Sunday, January 6, 2008

1985 Château Margaux

More old notes:

1985 Château Margaux (among others), late June 2005, dinner at the now-defunct Lumiere Gallery, an art gallery cum French country restaurant located on one of the main thoroughfares of the Makati central business district.

After excellent preliminaries of onion soup, blini with salmon mousse and a salad sprinkled with crispy bits of fried duck skin, we were ready for dinner proper. Upon one of the owners' suggestion, we were served a dark, sturdy red from Cahors to go with our main courses of duck breast. She had told me that their food, hearty country cuisine, would be too heavy for so delicate and fine a wine such as the one under review. I could not but agree. Both wines were served side by side and the Cahors, indeed, blended well with the rich, gamy flavors of the duck.

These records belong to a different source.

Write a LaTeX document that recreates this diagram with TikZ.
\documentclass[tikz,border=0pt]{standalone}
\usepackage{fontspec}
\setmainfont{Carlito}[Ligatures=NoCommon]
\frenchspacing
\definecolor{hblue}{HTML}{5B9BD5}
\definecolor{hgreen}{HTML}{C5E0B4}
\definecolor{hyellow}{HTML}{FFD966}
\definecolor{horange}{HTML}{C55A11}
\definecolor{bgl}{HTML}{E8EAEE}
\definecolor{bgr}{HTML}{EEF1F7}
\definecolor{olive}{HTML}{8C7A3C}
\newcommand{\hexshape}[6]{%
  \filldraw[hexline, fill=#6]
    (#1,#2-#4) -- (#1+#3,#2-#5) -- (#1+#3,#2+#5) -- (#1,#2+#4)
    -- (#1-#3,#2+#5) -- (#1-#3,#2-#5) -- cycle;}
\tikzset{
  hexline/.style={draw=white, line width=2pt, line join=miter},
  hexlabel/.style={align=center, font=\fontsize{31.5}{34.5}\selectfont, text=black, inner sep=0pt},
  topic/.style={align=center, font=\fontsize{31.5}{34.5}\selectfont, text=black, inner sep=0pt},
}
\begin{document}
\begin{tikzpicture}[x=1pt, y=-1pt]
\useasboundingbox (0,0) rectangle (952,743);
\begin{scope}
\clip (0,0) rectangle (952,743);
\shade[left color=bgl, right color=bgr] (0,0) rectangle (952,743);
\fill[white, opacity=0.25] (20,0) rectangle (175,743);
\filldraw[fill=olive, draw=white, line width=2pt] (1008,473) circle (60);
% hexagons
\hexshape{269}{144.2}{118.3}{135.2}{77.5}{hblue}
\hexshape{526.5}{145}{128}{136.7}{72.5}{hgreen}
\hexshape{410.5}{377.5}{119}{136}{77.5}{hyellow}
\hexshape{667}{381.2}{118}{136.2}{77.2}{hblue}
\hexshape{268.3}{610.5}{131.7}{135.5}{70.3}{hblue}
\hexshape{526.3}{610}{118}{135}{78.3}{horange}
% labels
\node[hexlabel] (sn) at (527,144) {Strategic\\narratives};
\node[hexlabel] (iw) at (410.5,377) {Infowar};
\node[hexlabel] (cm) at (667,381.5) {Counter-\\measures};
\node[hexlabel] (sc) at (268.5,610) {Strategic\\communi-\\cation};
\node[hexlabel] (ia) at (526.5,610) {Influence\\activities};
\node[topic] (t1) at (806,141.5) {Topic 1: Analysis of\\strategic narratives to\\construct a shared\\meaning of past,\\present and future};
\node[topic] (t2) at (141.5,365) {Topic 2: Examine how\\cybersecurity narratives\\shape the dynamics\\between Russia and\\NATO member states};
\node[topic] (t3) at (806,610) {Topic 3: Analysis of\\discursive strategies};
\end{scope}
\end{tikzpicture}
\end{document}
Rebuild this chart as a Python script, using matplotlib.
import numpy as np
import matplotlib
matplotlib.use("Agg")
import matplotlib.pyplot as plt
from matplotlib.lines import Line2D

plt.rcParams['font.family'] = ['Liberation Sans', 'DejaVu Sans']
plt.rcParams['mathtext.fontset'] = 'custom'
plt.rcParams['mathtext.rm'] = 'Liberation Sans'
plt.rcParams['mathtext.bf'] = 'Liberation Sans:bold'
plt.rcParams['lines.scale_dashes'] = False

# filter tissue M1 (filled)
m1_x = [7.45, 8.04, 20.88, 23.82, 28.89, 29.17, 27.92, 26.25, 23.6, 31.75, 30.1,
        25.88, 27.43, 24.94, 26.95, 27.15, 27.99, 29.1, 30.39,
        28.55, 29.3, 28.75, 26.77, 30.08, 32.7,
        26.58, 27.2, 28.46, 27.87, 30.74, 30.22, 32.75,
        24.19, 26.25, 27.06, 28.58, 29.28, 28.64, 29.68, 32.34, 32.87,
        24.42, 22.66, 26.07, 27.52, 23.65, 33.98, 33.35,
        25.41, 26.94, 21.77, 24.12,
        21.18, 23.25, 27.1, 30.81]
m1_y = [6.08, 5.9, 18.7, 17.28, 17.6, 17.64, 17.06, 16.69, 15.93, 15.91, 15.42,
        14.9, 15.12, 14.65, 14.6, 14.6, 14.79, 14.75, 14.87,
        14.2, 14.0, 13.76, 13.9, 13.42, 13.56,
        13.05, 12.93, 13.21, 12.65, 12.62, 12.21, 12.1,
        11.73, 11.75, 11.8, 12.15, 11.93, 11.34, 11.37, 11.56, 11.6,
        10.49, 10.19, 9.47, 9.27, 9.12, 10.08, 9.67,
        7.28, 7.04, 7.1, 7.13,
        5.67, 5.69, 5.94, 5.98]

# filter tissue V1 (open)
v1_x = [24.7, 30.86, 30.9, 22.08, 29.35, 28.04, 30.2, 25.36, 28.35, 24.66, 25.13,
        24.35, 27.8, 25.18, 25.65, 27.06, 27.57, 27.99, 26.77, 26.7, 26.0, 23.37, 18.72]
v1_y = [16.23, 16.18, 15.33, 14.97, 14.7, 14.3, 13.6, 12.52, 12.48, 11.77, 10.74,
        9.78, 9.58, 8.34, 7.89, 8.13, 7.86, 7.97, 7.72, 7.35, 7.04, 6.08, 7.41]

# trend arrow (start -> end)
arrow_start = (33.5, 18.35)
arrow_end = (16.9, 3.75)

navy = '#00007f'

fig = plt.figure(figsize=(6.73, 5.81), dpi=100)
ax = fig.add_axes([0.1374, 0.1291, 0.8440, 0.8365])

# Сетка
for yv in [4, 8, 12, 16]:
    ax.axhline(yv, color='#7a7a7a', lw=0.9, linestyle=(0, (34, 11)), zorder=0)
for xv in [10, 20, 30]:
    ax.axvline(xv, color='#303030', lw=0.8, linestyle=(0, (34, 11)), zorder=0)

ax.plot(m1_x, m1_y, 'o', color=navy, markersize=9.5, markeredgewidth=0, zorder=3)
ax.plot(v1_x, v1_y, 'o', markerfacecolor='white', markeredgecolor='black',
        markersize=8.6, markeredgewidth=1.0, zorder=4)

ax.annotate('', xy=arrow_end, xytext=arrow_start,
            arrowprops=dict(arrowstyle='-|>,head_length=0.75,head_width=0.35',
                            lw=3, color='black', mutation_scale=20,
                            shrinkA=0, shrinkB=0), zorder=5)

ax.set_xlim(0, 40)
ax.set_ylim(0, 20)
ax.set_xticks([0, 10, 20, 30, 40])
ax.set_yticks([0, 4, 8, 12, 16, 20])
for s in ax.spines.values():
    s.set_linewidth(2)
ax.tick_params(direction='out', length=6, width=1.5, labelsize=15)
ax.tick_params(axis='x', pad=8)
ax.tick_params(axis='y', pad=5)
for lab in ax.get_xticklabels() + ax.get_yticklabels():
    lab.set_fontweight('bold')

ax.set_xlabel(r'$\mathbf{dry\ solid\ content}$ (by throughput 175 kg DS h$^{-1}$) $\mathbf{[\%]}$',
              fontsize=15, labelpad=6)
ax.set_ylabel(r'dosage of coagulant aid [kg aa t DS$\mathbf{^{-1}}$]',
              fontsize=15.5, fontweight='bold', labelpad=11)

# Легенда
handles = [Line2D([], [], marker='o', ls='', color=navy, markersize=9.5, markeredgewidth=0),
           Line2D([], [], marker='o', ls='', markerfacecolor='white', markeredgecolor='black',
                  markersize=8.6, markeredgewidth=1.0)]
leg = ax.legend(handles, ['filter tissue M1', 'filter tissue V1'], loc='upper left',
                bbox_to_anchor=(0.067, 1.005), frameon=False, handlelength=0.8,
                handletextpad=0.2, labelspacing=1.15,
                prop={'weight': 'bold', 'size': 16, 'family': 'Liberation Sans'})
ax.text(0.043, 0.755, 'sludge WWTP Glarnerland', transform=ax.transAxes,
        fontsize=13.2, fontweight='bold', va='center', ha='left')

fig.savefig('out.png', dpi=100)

We had most of the 1985 Margaux after the meal, before dessert and coffee.

The wine, in the glass, was a deep, dark reflective violet with a dark ruby blush. Against the light, clear ruby highlights reluctantly shone through. An initial sniff above the rim yielded a perfume of violets and vanilla with blackcurrant and smoky undertones. A deeper sniff, nose in glass, revealed more blackcurrant as well as some oak. In the mouth, the initial strike was quite easy, the wine making a casual yet confident blackberry entrance. Thence, the flavors opened up luxuriously from front to mid-mouth with violet flowers holding sway over vanilla/oak and the blackberries, the blackberries/currant flavors reasserting themselves to the back (with a handful of the violets in tow) through to the long, long elegant finish. The texture was an exquisite, sheer, delicate silk making one savor each and every mouthful, holding the wine mid-mouth for as long as politely possible. The body was medium, approaching, but not quite achieving true fullness. No fat, no plumpness. No angles. No wantonness. Just smooth, supple curves coyly, yet seductively, displayed.

Without a doubt, this is a wonderful wine, one for special occasions or those odd, self-indulgent and contemplative moments. I would drink this wine without accompaniment to be able to fully appreciate its complexity, finesse and delicacy.